There's no time for horseplay now, though as Chaffee personally supervises all the courses given in the Radar school by paying visits to classes, checking on instruction and giving a series of lectures from time to time. It was at the conclusion of one of the series of Chaffee's highly technical lectures on vacuum tubes to the Radar school last winter that he was jokingly presented with a be-ribboned shovel by his bewildered students. For several days he proudly displayed the gift until its significance suddenly struck him and today that shovel has disappeared from among Professor Chaffee's trophies.

"Like Radar but Isn't"

Probably most important of Chaffee's present activities is his secret War Department Research project which has been under way for some time. "In fact," said Chaffee, "things have progressed along so well that several of the devices have already received official tests which turned out generally very satisfactory." Production is expected to be started on these devices as soon as some minor mechanical adjustments have been made, Chaffee explained. Although the nature of the project cannot be revealed, it is assumed that it has to do with communication devices.

"However, it's not a device for sending messages back and forth," Chaffee said with an ambiguous smile, "it's more like Radar but isn't Radar." So Well-satisfied was the war Department with Chaffee's work that the contract for the project was renewed in July, and a staff of about 12 men is now doing the research work.
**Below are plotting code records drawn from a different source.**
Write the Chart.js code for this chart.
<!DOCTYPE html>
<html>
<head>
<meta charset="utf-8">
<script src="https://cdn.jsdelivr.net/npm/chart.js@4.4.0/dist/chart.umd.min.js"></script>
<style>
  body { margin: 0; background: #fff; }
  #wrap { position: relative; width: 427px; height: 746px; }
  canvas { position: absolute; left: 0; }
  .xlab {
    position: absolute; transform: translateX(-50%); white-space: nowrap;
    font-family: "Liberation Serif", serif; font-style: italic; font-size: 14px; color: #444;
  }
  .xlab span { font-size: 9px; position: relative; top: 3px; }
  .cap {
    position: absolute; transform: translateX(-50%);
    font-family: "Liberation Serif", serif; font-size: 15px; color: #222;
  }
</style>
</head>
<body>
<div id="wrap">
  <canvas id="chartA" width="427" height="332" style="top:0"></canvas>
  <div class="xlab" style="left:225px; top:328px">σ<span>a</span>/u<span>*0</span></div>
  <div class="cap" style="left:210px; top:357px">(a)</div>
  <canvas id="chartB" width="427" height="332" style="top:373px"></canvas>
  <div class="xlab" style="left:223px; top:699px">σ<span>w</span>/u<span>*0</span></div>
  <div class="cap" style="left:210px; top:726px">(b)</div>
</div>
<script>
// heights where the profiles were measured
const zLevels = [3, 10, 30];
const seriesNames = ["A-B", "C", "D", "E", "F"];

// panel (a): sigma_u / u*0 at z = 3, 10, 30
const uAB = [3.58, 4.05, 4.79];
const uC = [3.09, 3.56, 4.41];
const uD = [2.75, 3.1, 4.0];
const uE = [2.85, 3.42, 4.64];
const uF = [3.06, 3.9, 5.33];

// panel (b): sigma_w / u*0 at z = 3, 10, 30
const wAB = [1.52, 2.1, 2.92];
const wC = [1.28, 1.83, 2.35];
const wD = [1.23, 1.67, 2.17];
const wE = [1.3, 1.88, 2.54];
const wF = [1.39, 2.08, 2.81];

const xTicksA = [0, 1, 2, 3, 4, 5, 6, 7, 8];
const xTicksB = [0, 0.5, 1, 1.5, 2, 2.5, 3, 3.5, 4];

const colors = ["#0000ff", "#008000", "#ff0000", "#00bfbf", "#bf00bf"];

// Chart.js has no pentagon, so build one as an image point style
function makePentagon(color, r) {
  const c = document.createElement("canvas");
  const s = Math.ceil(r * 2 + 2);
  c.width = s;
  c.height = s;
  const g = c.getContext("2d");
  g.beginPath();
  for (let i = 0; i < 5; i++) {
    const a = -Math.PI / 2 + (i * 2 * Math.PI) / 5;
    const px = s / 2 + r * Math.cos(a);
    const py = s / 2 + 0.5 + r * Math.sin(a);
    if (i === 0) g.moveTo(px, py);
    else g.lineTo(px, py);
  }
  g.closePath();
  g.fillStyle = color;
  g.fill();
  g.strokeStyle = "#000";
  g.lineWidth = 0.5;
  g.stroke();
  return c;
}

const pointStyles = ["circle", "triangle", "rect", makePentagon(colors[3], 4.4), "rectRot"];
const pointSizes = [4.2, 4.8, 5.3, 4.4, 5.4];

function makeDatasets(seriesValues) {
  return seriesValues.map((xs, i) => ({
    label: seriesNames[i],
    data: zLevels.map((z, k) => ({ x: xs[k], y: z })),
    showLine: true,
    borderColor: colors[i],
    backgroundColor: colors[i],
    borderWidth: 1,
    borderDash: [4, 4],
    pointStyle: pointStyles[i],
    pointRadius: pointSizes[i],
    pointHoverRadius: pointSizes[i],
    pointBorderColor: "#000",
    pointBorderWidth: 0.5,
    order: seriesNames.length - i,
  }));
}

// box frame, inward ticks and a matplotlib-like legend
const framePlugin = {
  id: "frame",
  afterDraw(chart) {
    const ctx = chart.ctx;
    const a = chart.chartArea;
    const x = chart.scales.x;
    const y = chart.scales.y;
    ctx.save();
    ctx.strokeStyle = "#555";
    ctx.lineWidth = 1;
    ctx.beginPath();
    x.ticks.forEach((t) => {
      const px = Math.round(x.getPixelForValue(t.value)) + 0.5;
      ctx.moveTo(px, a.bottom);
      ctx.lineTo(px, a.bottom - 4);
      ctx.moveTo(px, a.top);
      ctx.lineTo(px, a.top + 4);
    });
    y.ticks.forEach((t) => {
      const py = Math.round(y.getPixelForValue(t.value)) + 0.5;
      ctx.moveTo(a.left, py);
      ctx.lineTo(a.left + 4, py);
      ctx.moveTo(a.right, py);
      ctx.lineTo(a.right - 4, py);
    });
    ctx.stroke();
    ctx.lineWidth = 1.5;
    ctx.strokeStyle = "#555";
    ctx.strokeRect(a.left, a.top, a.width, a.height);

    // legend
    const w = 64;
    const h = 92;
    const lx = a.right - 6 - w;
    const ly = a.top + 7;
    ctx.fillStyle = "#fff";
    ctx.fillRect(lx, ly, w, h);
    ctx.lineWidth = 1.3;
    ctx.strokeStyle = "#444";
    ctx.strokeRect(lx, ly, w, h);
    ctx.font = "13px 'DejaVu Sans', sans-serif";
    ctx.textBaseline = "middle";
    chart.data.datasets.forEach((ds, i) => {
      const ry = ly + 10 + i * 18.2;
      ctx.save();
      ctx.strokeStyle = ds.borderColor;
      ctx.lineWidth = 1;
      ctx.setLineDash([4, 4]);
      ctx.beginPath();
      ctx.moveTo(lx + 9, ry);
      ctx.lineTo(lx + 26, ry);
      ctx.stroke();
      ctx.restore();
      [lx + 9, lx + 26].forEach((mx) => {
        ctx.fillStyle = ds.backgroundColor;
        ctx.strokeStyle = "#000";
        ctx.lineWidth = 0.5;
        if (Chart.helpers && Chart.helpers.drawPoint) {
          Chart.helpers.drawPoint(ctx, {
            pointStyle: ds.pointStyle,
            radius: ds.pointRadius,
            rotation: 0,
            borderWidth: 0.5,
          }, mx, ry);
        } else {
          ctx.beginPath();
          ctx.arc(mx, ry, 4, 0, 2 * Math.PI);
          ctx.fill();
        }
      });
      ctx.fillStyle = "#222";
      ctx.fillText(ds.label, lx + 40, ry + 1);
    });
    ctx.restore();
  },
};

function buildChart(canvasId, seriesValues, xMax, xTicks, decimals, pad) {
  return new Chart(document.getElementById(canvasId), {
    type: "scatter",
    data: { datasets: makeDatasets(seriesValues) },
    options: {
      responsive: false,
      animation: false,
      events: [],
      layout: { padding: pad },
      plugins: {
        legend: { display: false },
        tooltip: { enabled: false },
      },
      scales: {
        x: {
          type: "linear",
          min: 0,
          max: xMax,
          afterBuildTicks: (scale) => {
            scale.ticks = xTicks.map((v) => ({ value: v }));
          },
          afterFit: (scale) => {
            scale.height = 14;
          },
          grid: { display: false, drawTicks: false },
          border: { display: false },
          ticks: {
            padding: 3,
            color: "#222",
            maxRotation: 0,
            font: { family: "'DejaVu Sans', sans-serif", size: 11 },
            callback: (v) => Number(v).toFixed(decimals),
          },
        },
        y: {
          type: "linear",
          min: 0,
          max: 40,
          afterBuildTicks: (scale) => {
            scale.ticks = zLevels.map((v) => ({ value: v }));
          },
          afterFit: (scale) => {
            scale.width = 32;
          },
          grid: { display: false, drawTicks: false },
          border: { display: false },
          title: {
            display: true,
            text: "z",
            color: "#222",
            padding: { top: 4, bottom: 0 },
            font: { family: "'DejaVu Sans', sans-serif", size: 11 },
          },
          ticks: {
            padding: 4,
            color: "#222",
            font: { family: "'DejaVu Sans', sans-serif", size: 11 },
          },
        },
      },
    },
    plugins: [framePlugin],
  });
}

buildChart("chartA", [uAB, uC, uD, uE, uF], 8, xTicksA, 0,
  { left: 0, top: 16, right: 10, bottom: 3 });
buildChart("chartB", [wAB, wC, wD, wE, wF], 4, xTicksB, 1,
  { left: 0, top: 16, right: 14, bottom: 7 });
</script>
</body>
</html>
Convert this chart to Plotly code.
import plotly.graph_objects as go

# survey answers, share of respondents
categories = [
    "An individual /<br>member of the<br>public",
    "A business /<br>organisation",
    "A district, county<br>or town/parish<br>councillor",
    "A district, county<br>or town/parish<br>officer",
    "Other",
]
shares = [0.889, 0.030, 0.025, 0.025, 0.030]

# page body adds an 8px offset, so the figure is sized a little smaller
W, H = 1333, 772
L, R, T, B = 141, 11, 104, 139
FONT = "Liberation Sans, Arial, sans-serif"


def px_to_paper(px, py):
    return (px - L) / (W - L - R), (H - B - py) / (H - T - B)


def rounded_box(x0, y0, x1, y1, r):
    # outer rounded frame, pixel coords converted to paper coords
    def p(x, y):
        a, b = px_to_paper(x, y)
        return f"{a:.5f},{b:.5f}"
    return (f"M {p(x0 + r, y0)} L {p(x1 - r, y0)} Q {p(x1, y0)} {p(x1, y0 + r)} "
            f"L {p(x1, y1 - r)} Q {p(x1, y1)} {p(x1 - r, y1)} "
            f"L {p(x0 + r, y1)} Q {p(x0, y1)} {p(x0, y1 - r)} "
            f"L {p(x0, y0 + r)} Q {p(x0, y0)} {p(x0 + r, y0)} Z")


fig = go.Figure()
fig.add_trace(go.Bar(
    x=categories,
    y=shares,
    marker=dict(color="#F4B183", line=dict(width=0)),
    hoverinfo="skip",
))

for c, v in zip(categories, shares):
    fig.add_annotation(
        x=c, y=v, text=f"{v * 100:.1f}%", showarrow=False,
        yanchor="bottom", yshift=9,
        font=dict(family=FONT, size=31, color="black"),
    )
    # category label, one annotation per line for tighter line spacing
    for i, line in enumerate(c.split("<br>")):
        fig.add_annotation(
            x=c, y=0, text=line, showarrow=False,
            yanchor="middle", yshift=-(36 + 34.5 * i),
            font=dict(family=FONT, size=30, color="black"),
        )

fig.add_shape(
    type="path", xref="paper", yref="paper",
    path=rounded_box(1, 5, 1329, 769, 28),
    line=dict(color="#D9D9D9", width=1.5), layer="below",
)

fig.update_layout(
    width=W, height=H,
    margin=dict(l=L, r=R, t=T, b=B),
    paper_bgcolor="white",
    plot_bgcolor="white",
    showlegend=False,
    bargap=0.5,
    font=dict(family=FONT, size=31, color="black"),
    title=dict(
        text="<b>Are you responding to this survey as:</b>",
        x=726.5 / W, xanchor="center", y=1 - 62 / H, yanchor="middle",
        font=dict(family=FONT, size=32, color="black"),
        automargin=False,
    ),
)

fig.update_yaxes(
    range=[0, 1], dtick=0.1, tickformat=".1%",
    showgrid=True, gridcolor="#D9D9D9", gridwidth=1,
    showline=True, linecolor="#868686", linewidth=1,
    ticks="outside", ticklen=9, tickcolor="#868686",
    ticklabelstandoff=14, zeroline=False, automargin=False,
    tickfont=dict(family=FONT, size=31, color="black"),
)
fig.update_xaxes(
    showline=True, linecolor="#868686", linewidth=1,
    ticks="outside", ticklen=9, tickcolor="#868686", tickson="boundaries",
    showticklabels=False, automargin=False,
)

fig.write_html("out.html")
Chaffee's contributions to the training of Uncle Sam's men did not begin with this war. During World War I, Chaffee was a $1-a-year research man for the government and developed a new signaling device and method of directing torpedoes by radio. For many years he has been giving a one-year post graduate course to groups of Naval Academy graduates who, as Chaffee proudly points out, are some of the leading lights in Radar today.

World Famous Experiments

Professor Chaffee's experiments have led him into a variety of fields ranging from the optical research in which he claimed to have heard the eye see by attaching wires to the retina, to implanting electric coils in animals to study nervous responses by remote control. In 1938 Professor Chaffee broke into the news with the development of a new power saving radio broadcasting tube which the New York "Times" heralded as a "triumph of laboratory and mathematical skill over one of the most complex engineering problems of the generation."

Professor Chaffee now holds one of the longest service records at Harvard having taught here since 1912.